Transformer performance is largely dictated by the grade of raw materials. Key materials include:

  • Core steel (silicon steel or ferrite)

  • Copper or aluminum conductor

  • Insulation paper and enamel coating

  • Bobbin and structural plastics

  • Potting or impregnation materials

Each of these can be sourced in multiple grades, and low-tier substitutes come with cost savings at the expense of:

✔ Higher core losses
✔ Lower power factor (PF)
✔ Higher operating temperature
✔ Higher acoustic noise
✔ Reduced lifetime under load
✔ Reduced efficiency under magnetic stress

What appears as “just a cheaper price” is actually a shift in engineering performance boundaries.


3. Efficiency, Power Factor, and Thermal Behavior

In low-voltage lighting systems, efficiency determines operating temperature and long-term reliability. Transformers with inferior cores or windings may reach thermal limits far sooner, leading to insulation aging and accelerated failure.

Power factor (PF) is another overlooked metric. Low PF increases current draw, stresses upstream power supplies, and reduces overall system efficiency. For commercial installations with dozens or hundreds of transformers, these losses translate directly into higher operating costs.

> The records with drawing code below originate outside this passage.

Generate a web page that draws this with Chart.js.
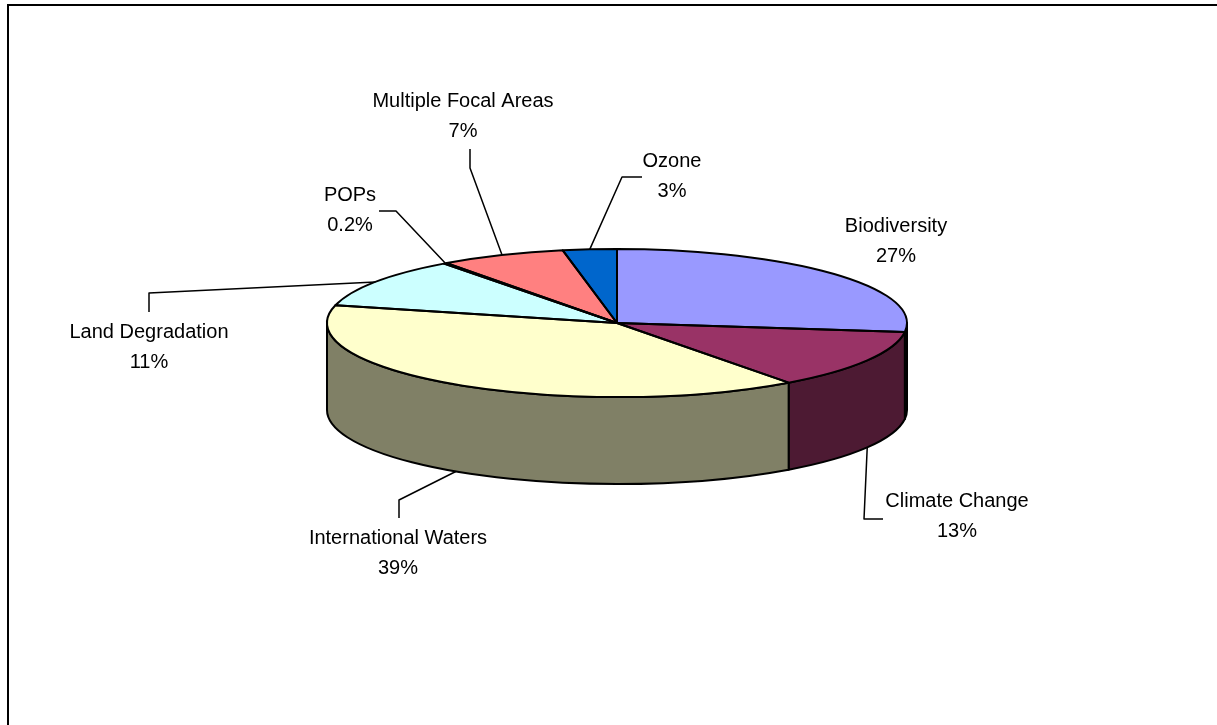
<!DOCTYPE html>
<html>
<head>
<meta charset="utf-8">
<title>Allocation by focal area</title>
<script src="https://cdn.jsdelivr.net/npm/chart.js@4.4.1/dist/chart.umd.min.js"></script>
<style>
  html, body { margin: 0; padding: 0; background: #fff; overflow: hidden; }
  .frame {
    position: absolute; left: 7px; top: 4px; width: 1230px; height: 740px;
    border-top: 2px solid #000; border-left: 2px solid #000;
  }
  #pie { position: absolute; left: 0; top: 0; }
</style>
</head>
<body>
<div class="frame"></div>
<canvas id="pie" width="1217" height="725"></canvas>
<script>
// data
const categories = [
  "Biodiversity",
  "Climate Change",
  "International Waters",
  "Land Degradation",
  "POPs",
  "Multiple Focal Areas",
  "Ozone",
];
const shares = [27, 13, 39, 11, 0.2, 7, 3];
const shareLabels = shares.map((v) => v + "%");

// styles
const topColors = ["#9999ff", "#993366", "#ffffcc", "#ccffff", "#660066", "#ff8080", "#0066cc"];
const sideColors = ["#4d4d80", "#4d1a33", "#808066", "#668080", "#330033", "#804040", "#003366"];

// pie lid geometry on screen
const CX = 617, CY = 323, RX = 290, RY = 74, DEPTH = 87;

// label placement relative to the lid centre: text centre, leader elbow, leader end
const labelLayout = [
  { at: [279, -82] },
  { at: [340, 193], elbow: [247, 196], end: [266, 196] },
  { at: [-219, 230], elbow: [-218, 177], end: [-218, 195] },
  { at: [-468, 24], elbow: [-468, -30], end: [-468, -11] },
  { at: [-267, -113], elbow: [-221, -112], end: [-238, -112] },
  { at: [-154, -207], elbow: [-147, -155], end: [-147, -174] },
  { at: [55, -147], elbow: [5, -146], end: [25, -146] },
];

const pie3d = {
  id: "pie3d",
  beforeDatasetsDraw(chart) {
    const ctx = chart.ctx;
    const arcs = chart.getDatasetMeta(0).data;

    // outer walls, only the front half can be seen
    ctx.save();
    ctx.lineWidth = 2;
    ctx.strokeStyle = "#000";
    ctx.lineJoin = "round";
    arcs.forEach((arc, i) => {
      const a = Math.max(arc.startAngle, 0);
      const b = Math.min(arc.endAngle, Math.PI);
      if (b <= a) return;
      ctx.beginPath();
      ctx.ellipse(CX, CY, RX, RY, 0, a, b);
      ctx.lineTo(CX + RX * Math.cos(b), CY + RY * Math.sin(b) + DEPTH);
      ctx.ellipse(CX, CY + DEPTH, RX, RY, 0, b, a, true);
      ctx.closePath();
      ctx.fillStyle = sideColors[i];
      ctx.fill();
      ctx.stroke();
    });
    ctx.restore();

    // the library draws its own arcs, squashed onto the lid
    const first = arcs[0];
    ctx.save();
    ctx.translate(CX, CY);
    ctx.scale(RX / first.outerRadius, RY / first.outerRadius);
    ctx.translate(-first.x, -first.y);
  },
  afterDatasetsDraw(chart) {
    const ctx = chart.ctx;
    ctx.restore();
    const arcs = chart.getDatasetMeta(0).data;

    // lid outlines
    ctx.save();
    ctx.lineWidth = 2;
    ctx.strokeStyle = "#000";
    ctx.lineJoin = "round";
    arcs.forEach((arc) => {
      ctx.beginPath();
      ctx.moveTo(CX, CY);
      ctx.ellipse(CX, CY, RX, RY, 0, arc.startAngle, arc.endAngle);
      ctx.closePath();
      ctx.stroke();
    });

    // leader lines
    ctx.lineWidth = 1.5;
    arcs.forEach((arc, i) => {
      const lay = labelLayout[i];
      if (!lay.elbow) return;
      const mid = (arc.startAngle + arc.endAngle) / 2;
      let x = CX + RX * Math.cos(mid);
      let y = CY + RY * Math.sin(mid);
      if (Math.sin(mid) > 0) y += DEPTH;
      ctx.beginPath();
      ctx.moveTo(x, y);
      ctx.lineTo(CX + lay.elbow[0], CY + lay.elbow[1]);
      ctx.lineTo(CX + lay.end[0], CY + lay.end[1]);
      ctx.stroke();
    });

    // labels
    ctx.fillStyle = "#000";
    ctx.font = '20px "Liberation Sans", Arial, sans-serif';
    ctx.textAlign = "center";
    ctx.textBaseline = "middle";
    categories.forEach((name, i) => {
      const [dx, dy] = labelLayout[i].at;
      ctx.fillText(name, CX + dx, CY + dy - 15);
      ctx.fillText(shareLabels[i], CX + dx, CY + dy + 15);
    });
    ctx.restore();
  },
};

new Chart(document.getElementById("pie"), {
  type: "pie",
  data: {
    labels: categories,
    datasets: [
      {
        data: shares,
        backgroundColor: topColors,
        borderWidth: 0,
        hoverOffset: 0,
      },
    ],
  },
  options: {
    responsive: false,
    animation: false,
    events: [],
    layout: { padding: 20 },
    plugins: {
      legend: { display: false },
      tooltip: { enabled: false },
    },
  },
  plugins: [pie3d],
});
</script>
</body>
</html>
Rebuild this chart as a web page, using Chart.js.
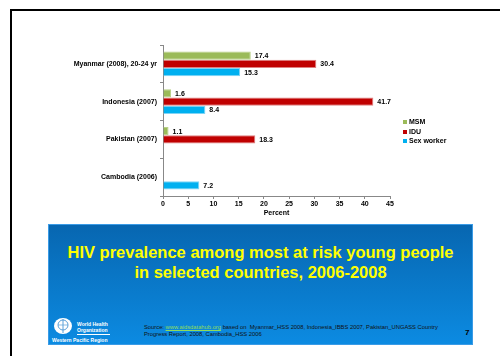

4. Acoustic Noise and Customer Experience

Core materials also affect acoustic noise. Low-grade laminations with poor annealing create magnetic hysteresis losses, leading to audible hum or vibration. This is especially problematic in residential or premium architectural environments where quiet operation is expected.

A noisy transformer does not just degrade product perception — it undermines the brand.


5. Reliability and Downstream Damage

Transformer failure rarely happens alone. When a transformer collapses electrically, it can damage drivers, LED modules, control systems, or surge electronics connected downstream. In landscape lighting systems, this can escalate into:

  • fixture replacements

  • field service costs

  • call-backs from installers

  • warranty claims

  • brand reputation damage

Here, the “low price” becomes expensive.


6. Commercial Impact: The True Cost of Cheap Components

Lighting professionals understand that outdoor projects are sold not only on specification but on trust and lifetime performance. A cheaper transformer can break that trust.

Low-quality builds affect:

❌ Warranty reserves
❌ Installation labor costs
❌ System stability
❌ Project timelines
❌ Customer satisfaction
❌ Repeat business and brand loyalty

When viewed through total cost of ownership, the cheapest transformer is rarely the lowest cost.


7. Why Professional-Grade Transformers Cost More

Higher-quality transformers are built for environments where reliability matters. Cost differences are justified by:

✔ Certified insulation systems
✔ Precision-wound coils
✔ Higher-grade magnetic cores
✔ Better thermal management
✔ Verified safety isolation
✔ Electrical testing and QC
✔ Lower noise and better PF
✔ Longer operating lifetime
✔ Compliance (UL / ETL / CE / RoHS)

Professional-grade transformers are not more expensive because they are inefficient — they are more expensive because failure is.


Conclusion: Engineering Value Into Lighting Systems

A transformer may not be visible in the landscape, but it is the source of power for the entire system. High-quality magnetics ensure:

  • safety

  • reliability

  • consistency

  • lower lifetime cost

  • better customer experience

Smart lighting brands and distributors already understand this. Those who don’t will learn through warranty claims, installer complaints, and lost contracts.

Choosing a transformer is not simply choosing a price — it is choosing a performance standard.